2019/02/13
東京都産業労働局が平成30年2月に「中小企業の賃金・退職金事情(平成30年版)」を公表しました。この調査によると、退職金制度があるという会社は71.3%、退職金制度がない会社は24.2%でした。
【参考】東京都産業労働局「中小企業の賃金・退職金事情(平成30年版)」
退職金制度を導入することにより、従業員の定着がよくなったり、福利厚生が手厚くなることで人を採用しやすくなるということが考えられますが、その一方で、退職者が出ればまとまった金額を払わなければならず、退職時期も予想できるものではないことから、退職金制度の導入は会社にとってリスクともなりえます。従業員さんに喜んでもらうのであれば、10年、20年先の退職金よりも、毎年の賞与で成果をダイレクトに還元したり、毎年少しずつでも必ず昇給していくという方法もあります。

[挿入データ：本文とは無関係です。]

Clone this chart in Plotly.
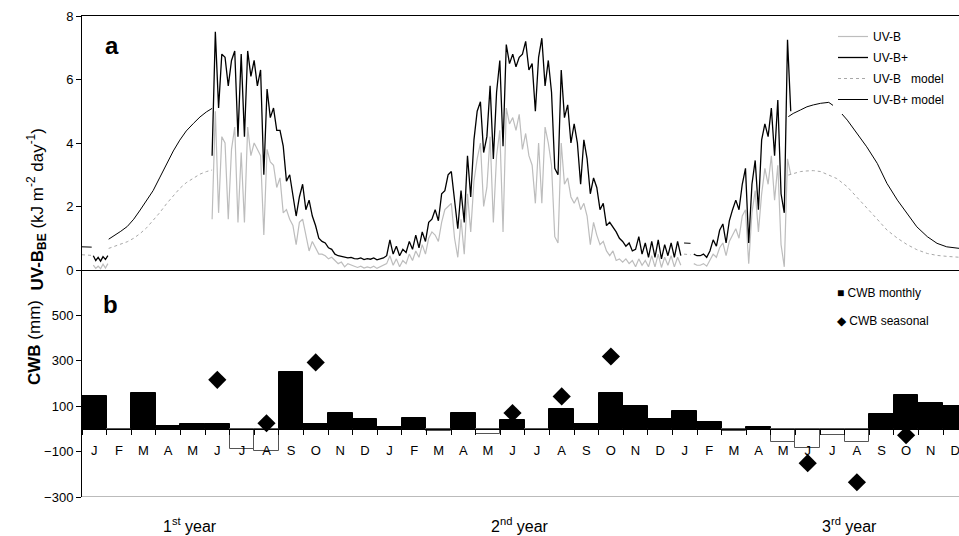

退職金の支払いは、使用者の義務ではなく、退職金制度をつくらないことも問題ありません。コストとリスク以上に、会社にメリットを与えるかどうかを検討したうえで、退職金制度を導入するかどうかを決定してください。
退職金制度を設けた場合は、労働条件の一つとなりますので、労働基準法第15条の労働条件の明示の明示事項となりますし、就業規則(退職金規程という別規程でもかまいません)にも記載する必要があります。
退職金制度を導入する場合、退職金の支給額の計算方法も会社で決めることができます。「中小企業の賃金・退職金事情(平成30年版)」によれば、退職一時金の算出方法でもっとも多い(44%)のは、「退職金算定基礎額×支給率」です。また、「退職金算定基礎額」は「退職時の基本給」としているところが38.1%、「退職時の基本給×一定率」としているところが32.7%であり、退職時の基本給を元にしている企業が多くなっています。
こうした退職金の計算方法は、従業員側から見ると、やめる時の高い給与を元に計算されるのでよいのですが、企業側から見た場合には、何年、何十年も先に、いついくらの支払いをしなければならないのか確定できず、負担が大きな制度と言えます。
退職金制度を持ちたいけれど、会社の負担を少なくしたいという場合には、中小企業退職金共済(いわゆる中退共)や選択制確定拠出年金の導入を検討してみてはいかがでしょうか。
中退共とは、厚生労働省所管の独立行政法人が運営している退職金制度です。中退共に加入した場合、会社は毎月掛け金を払い、退職があったときには中退共から直接従業員に退職金が払われるため、会社で退職金の積み立てが足りているかどうかなどを考える必要がありません。中退共の注意点としては、原則として従業員全員が加入しなければならないこと、短期間で従業員が辞めてしまった場合には掛け捨てになってしまうことがあること、退職従業員に直接支払われるため、懲戒解雇等でやめてもらう場合にも、退職金の不支給や減額できないことなどがあります。
選択制確定拠出年金とは、企業型確定拠出年金の制度の作り方のひとつです。就業規則(給与規程)で確定拠出年金のための新たな手当を設定し、その手当を従業員自身が確定拠出年金の掛金として拠出するか、前払退職金として給与に上乗せして受けとるかの選択を行います。給与の一部を減額して掛金のための手当を設定する方法が一般的であり、従業員の掛金に会社が上乗せの補助を出すことも可能です。この制度を利用すれば、会社が大きな負担をすることなく退職金制度の導入ができます。掛金を拠出した場合は、課税支給給与や社会保険の標準報酬月額の等級が下がるため、税や社会保険料が安くなるというメリットもあります。ただし、社会保険料が安くなる分、将来もらえる年金額は少なくなりますし、出産や傷病で健保から手当をもらう場合には、その支給額も少なくなります。
従業員さんのことを思って、退職金制度をつくろうというお考えは素晴らしいことだと思います。退職金はもちろんよいですが、それだけにこだわらず、給与(毎月の給与や賞与)や福利厚生など、全体としてみて、どのような制度にするのが会社にとってよいのか考えてみてください。